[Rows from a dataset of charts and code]
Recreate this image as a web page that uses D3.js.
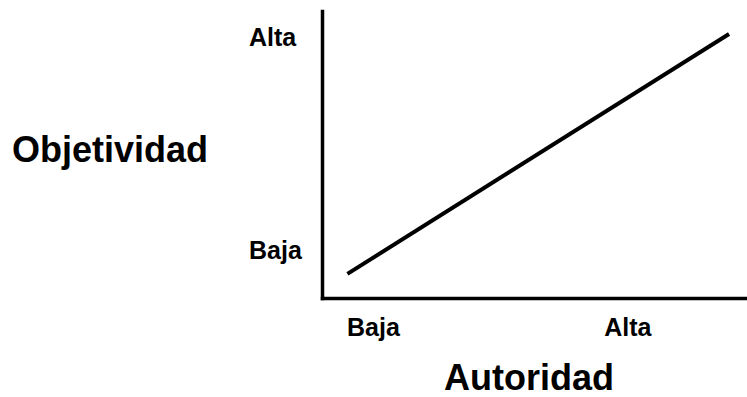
<!DOCTYPE html>
<html>
<head>
<meta charset="utf-8">
<script src="https://cdn.jsdelivr.net/npm/d3@7"></script>
<style>
  body { margin: 0; background: #fff; }
  text { font-family: "Liberation Sans", Arial, sans-serif; font-weight: bold; fill: #000; }
</style>
</head>
<body>
<div id="chart"></div>
<script>
var w = 747, h = 397;

// data
var xTickLabels = ["Baja", "Alta"];
var xTickValues = [12, 72];
var yTickLabels = ["Baja", "Alta"];
var yTickValues = [17, 91];
var lineX = [6, 96];
var lineY = [8.4, 92];
var xTitle = "Autoridad";
var yTitle = "Objetividad";

var svg = d3.select("#chart")
  .append("svg")
  .attr("width", w)
  .attr("height", h);

var xScale = d3.scaleLinear()
  .domain([0, 100])
  .range([322, 746]);

var yScale = d3.scaleLinear()
  .domain([0, 100])
  .range([298, 11]);

var xAxis = d3.axisBottom()
  .scale(xScale)
  .tickValues(xTickValues)
  .tickFormat(function(d, i) { return xTickLabels[i]; })
  .tickSize(0);

var yAxis = d3.axisLeft()
  .scale(yScale)
  .tickValues(yTickValues)
  .tickFormat(function(d, i) { return yTickLabels[i]; })
  .tickSize(0);

var gx = svg.append("g")
  .attr("transform", "translate(0," + yScale(0) + ")")
  .call(xAxis);

var gy = svg.append("g")
  .attr("transform", "translate(" + xScale(0) + ",0)")
  .call(yAxis);

svg.selectAll(".domain")
  .attr("stroke", "#000")
  .attr("stroke-width", 3.5)
  .attr("stroke-linecap", "square");

gx.selectAll("text")
  .attr("font-size", 25)
  .attr("dy", 0)
  .attr("y", 38);

gy.selectAll("text")
  .attr("font-size", 25)
  .attr("text-anchor", "start")
  .attr("x", 249 - xScale(0))
  .attr("dy", "0.36em");

var pts = lineX.map(function(d, i) { return [d, lineY[i]]; });

svg.append("path")
  .datum(pts)
  .attr("fill", "none")
  .attr("stroke", "#000")
  .attr("stroke-width", 4)
  .attr("d", d3.line()
    .x(function(d) { return xScale(d[0]); })
    .y(function(d) { return yScale(d[1]); }));

svg.append("text")
  .attr("x", 12)
  .attr("y", 162)
  .attr("font-size", 36)
  .text(yTitle);

svg.append("text")
  .attr("x", 529)
  .attr("y", 390)
  .attr("text-anchor", "middle")
  .attr("font-size", 36)
  .text(xTitle);
</script>
</body>
</html>
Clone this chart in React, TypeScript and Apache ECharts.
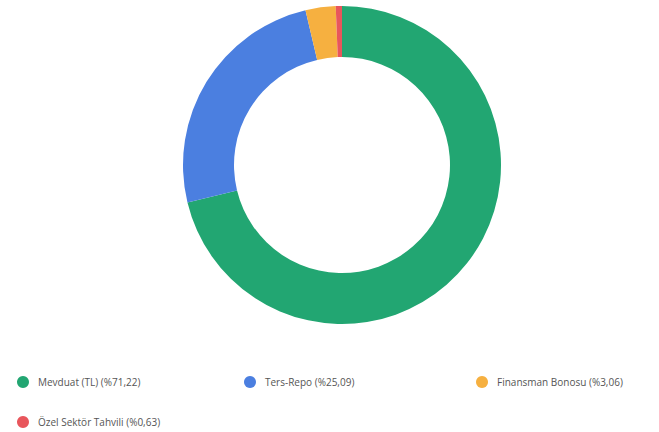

• **STATED PROBLEM**:
Omit the pictures. Output every record above word for word.

• **RESULT OF THIS TASK**:
Recreate this image as a web page that uses D3.js.
<!DOCTYPE html>
<html>
<head>
<meta charset="utf-8">
<script src="https://cdn.jsdelivr.net/npm/d3@7"></script>
<style>
  body { margin: 0; background: #fff; }
  text { font-family: "Liberation Sans", Arial, sans-serif; font-weight: bold; fill: #000; }
</style>
</head>
<body>
<div id="chart"></div>
<script>
var w = 747, h = 397;

// data
var xTickLabels = ["Baja", "Alta"];
var xTickValues = [12, 72];
var yTickLabels = ["Baja", "Alta"];
var yTickValues = [17, 91];
var lineX = [6, 96];
var lineY = [8.4, 92];
var xTitle = "Autoridad";
var yTitle = "Objetividad";

var svg = d3.select("#chart")
  .append("svg")
  .attr("width", w)
  .attr("height", h);

var xScale = d3.scaleLinear()
  .domain([0, 100])
  .range([322, 746]);

var yScale = d3.scaleLinear()
  .domain([0, 100])
  .range([298, 11]);

var xAxis = d3.axisBottom()
  .scale(xScale)
  .tickValues(xTickValues)
  .tickFormat(function(d, i) { return xTickLabels[i]; })
  .tickSize(0);

var yAxis = d3.axisLeft()
  .scale(yScale)
  .tickValues(yTickValues)
  .tickFormat(function(d, i) { return yTickLabels[i]; })
  .tickSize(0);

var gx = svg.append("g")
  .attr("transform", "translate(0," + yScale(0) + ")")
  .call(xAxis);

var gy = svg.append("g")
  .attr("transform", "translate(" + xScale(0) + ",0)")
  .call(yAxis);

svg.selectAll(".domain")
  .attr("stroke", "#000")
  .attr("stroke-width", 3.5)
  .attr("stroke-linecap", "square");

gx.selectAll("text")
  .attr("font-size", 25)
  .attr("dy", 0)
  .attr("y", 38);

gy.selectAll("text")
  .attr("font-size", 25)
  .attr("text-anchor", "start")
  .attr("x", 249 - xScale(0))
  .attr("dy", "0.36em");

var pts = lineX.map(function(d, i) { return [d, lineY[i]]; });

svg.append("path")
  .datum(pts)
  .attr("fill", "none")
  .attr("stroke", "#000")
  .attr("stroke-width", 4)
  .attr("d", d3.line()
    .x(function(d) { return xScale(d[0]); })
    .y(function(d) { return yScale(d[1]); }));

svg.append("text")
  .attr("x", 12)
  .attr("y", 162)
  .attr("font-size", 36)
  .text(yTitle);

svg.append("text")
  .attr("x", 529)
  .attr("y", 390)
  .attr("text-anchor", "middle")
  .attr("font-size", 36)
  .text(xTitle);
</script>
</body>
</html>
Clone this chart in React, TypeScript and Apache ECharts.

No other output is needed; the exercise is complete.